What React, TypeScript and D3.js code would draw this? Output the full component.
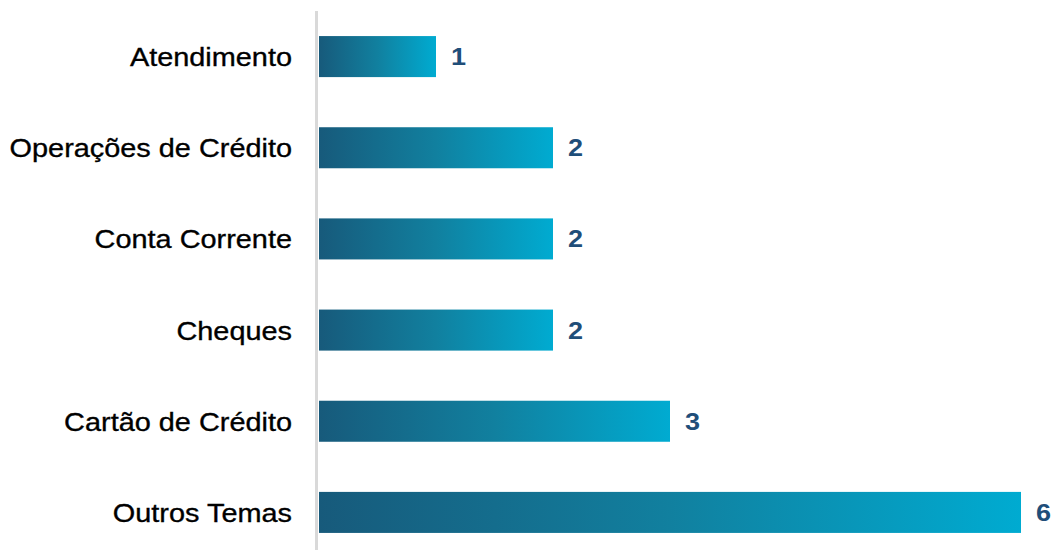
import React from "react";
import * as d3 from "d3";

const categories = ["Atendimento", "Operações de Crédito", "Conta Corrente", "Cheques", "Cartão de Crédito", "Outros Temas"];
const values = [1, 2, 2, 2, 3, 6];

const W = 1054;
const H = 550;

export default function App() {
  const x = d3.scaleLinear().domain([0, 6]).range([319, 1021]);
  const y = d3.scaleBand<string>().domain(categories).range([11, 558]).paddingInner(0.55).paddingOuter(0.275);
  return (
    <svg width={W} height={H} style={{ position: "fixed", left: 0, top: 0 }} fontFamily="'Liberation Sans', Arial, sans-serif">
      <defs>
        <linearGradient id="barGrad" x1="0" x2="1" y1="0" y2="0">
          <stop offset="0" stopColor="#175A7B" />
          <stop offset="0.5" stopColor="#11809F" />
          <stop offset="1" stopColor="#00ABD1" />
        </linearGradient>
      </defs>
      <rect x={0} y={0} width={W} height={H} fill="#fff" />
      {categories.map((c, i) => {
        const cy = (y(c) as number) + y.bandwidth() / 2;
        return (
          <g key={c}>
            <rect x={x(0)} y={y(c)} width={x(values[i]) - x(0)} height={y.bandwidth()} fill="url(#barGrad)" />
            <text
              transform={`translate(292,${cy}) scale(1.09,1)`}
              dy="0.36em"
              textAnchor="end"
              fontSize={26.5}
              fill="#000"
              stroke="#000"
              strokeWidth={0.35}
            >
              {c}
            </text>
            <text
              transform={`translate(${x(values[i]) + 15},${cy}) scale(1.15,1)`}
              dy="0.36em"
              textAnchor="start"
              fontSize={23.5}
              fontWeight="bold"
              fill="#1F4E79"
            >
              {values[i]}
            </text>
          </g>
        );
      })}
      <line x1={316.5} x2={316.5} y1={11} y2={H} stroke="#D9D9D9" strokeWidth={3} />
    </svg>
  );
}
**********
__Your objective__
Repeat the listing above up to and including the line with "const H = 550;", starting from its first line. Drop any pictures.

__Response for this exercise__
What React, TypeScript and D3.js code would draw this? Output the full component.
import React from "react";
import * as d3 from "d3";

const categories = ["Atendimento", "Operações de Crédito", "Conta Corrente", "Cheques", "Cartão de Crédito", "Outros Temas"];
const values = [1, 2, 2, 2, 3, 6];

const W = 1054;
const H = 550;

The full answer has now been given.